Tornando all’Aquila, San Massimo ne è patrono: i compatroni sono San Pietro Celestino, San Bernardino da Siena e Sant’Equizio abate. I quattro Santi sono raffigurati nel Gonfalone della città, commissionato nella versione attuale a Giovanni Paolo Cardone, allievo di Pompeo Cesura. Il maestoso dipinto – di circa 14 metri quadri – venne realizzato nel 1579 e andò a sostituire una versione precedente, dipinta nella seconda metà del XVI secolo da Aert Mytens per la basilica di San Bernardino, portata poi in dono al Vaticano in occasione del Giubileo del 1575. Il Gonfalone rimase in chiesa fino al 1865, da dove passò alla Pinacoteca civica, e quindi al Museo Nazionale d’Abruzzo. L’opera, su seta rossa, rappresenta i quattro santi protettori che offrono la città dell’Aquila al Cristo risorto, per intercessione della Vergine Maria. Al centro dell’immagine spicca la città, rielaborata sulla Pianta dell’Aquila di Girolamo Pico Fonticulano datata al 1575, e che fornisce una visione realistica di quella che era L’Aquila nel XVI secolo, secondo una prospettiva presa da sud-ovest, probabilmente da Monte Luco di Roio. Si scorgono bene le mura urbiche e si possono riconoscere chiaramente il Forte spagnolo, la basilica di San Bernardino e le altre chiese principali. È simbolicamente sorretta dai quattro santi protettori, mentre al di sopra due putti sorreggono una pisside; in alto, al centro Cristo sorregge la Croce; ai suoi lati sono inginocchiati la Vergine Maria ed un angelo, dietro cui compare una colonna, probabile riferimento alla Chiesa di Roma. Oltre ai trigrammi bernardiniani e a due stemmi cittadini che riquadrano la composizione, nelle drappelle sono raffigurati Sant’Antonio da Padova, San Francesco d’Assisi, San Giovanni da Capestrano e due vescovi locali. in basso a sinistra, sotto la figura di San Massimo, si legge la firma dell’autore «Cardonus Aquil[anus] P[inxit]».

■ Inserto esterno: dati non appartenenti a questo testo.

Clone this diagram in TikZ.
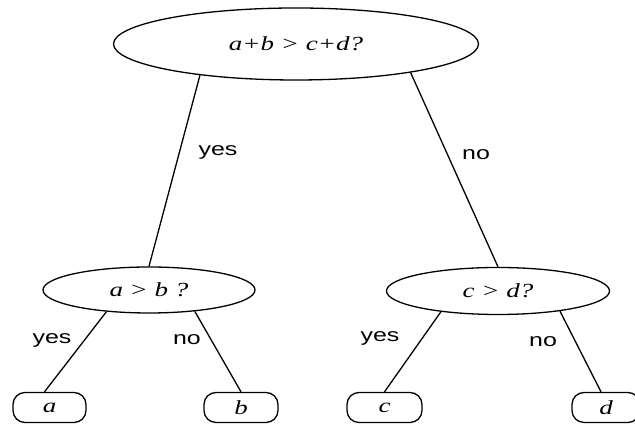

Nell’immagine di copertina, particolare del dipinto di Giulio Cesare Bedeschini, raffigurante San Massimo. L’opera, datata ante 1613, fa parte delle quattro tele raffiguranti i santi patroni dell’Aquila – San Massimo d’Aveia, San Pietro Celestino, San Bernardino da Siena e Sant’Equizio abate – realizzate per la chiesa di Santa Maria Paganica, da dove sono stati poi spostate in seguito al terremoto del 1703.